Indiana University is taking steps to ensure its students find jobs after graduating. (Photo courtesy of IU)

Indiana University’s 900 incoming business school students will have access to a program with web-based components designed to lay out three years of education—a measure intended to help recent graduates avoid joining the lengthy line of peers at the unemployment office.

Officials at IU’s Kelley School of Business on Aug. 28 unveiled the Kelley Compass, an initiative that will pair every incoming student with an adviser who will guide students through a series of objectives in their freshmen, sophomore, and junior years.

The Compass is meant to prepare each student for a specific job in the business world, making them as qualified as possible for in-demand positions. The program will use a raft of renovated student workspaces that will connect students virtually with Kelley graduates from around the world.

The Kelley school recently underwent a $60 million expansion.

The program’s first-year focus helps new students tackle existential questions such as, “Who am I?” and “What do I want?” while examining how their cultural backgrounds, priorities, and skill sets will determine their future employment.

Second-year IU business students are immersed in work groups with their peers meant to stress “cross-cultural competence.” Many of these team-based exercises involve online meetings that address ethical questions in the businesses arena, mock interviews, and business etiquette.

In the Kelley Compass program’s third year, students set career goals, create a detailed plan for how to achieve those goals, and work with advisors to assess their results. Third-year students also will examine business from a variety of perspectives, according to the university.
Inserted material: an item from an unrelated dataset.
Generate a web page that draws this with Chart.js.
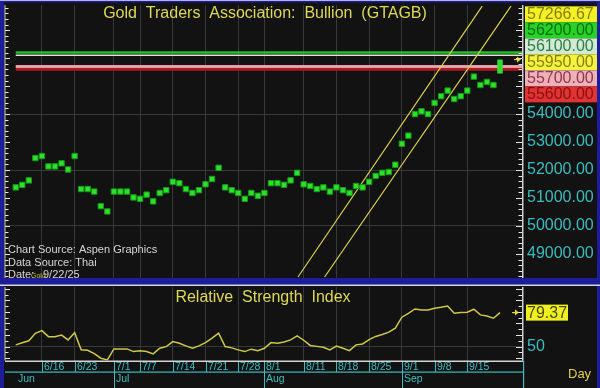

“The rules of the game for today’s global business world are fluid, so students and schools must approach professional development as rigorously and thoughtfully as we do our bedrock academics programs,” said Tom Lenz, chair of the Kelley School’s undergraduate program. “We’ve integrated into our core curriculum growth opportunities that form a bridge from high school and family to university and business life.”

The university’s Kelley Compass was introduced in the wake of spring and summer unemployment reports that showed more than half of recent college graduates were jobless or working jobs that didn’t require a bachelor’s degree.

About 1.5 million college graduates younger than 25 were jobless or underemployed in a survey released last April, the highest mark for unemployment among that group in 11 years, when the dot-com bubble burst and temporarily halted job growth among young college grads.

The unemployment numbers were based on a 2011 Current Population Survey data by Northeastern University researchers and supplemented with material from Paul Harrington, an economist at Drexel University, and the Economic Policy Institute, a Washington, D.C., think tank.

IU business school officials said the Kelley Compass will emphasize the importance for the campus’s newest business students to pinpoint their strengths and weaknesses before they progress in the program without a set plan for what they’d like to do with a business degree.

“A fulfilling career goes beyond making money,” said Susan Vargo, co-director of communication, professional, and computer skills for the university’s business school. “Students will identify their talents, passion, and related career paths—perhaps ones they didn’t even know existed.”

Daniel Smith, dean of the Kelley School, said in a statement that intensive study of the political and economic factors that impact the subjects studied during a student’s three years in the Compass program would safeguard against a class of recent graduates floundering in the job market.

“Pursuit of learning, in all its levels and forms, should always be a goal, but a college degree is not enough to land a dream job,” Smith said. “We believe that our deliberate approach to career planning will give graduates a surer start and the skills to flourish in global job markets that may be equal parts uncertain and exciting.”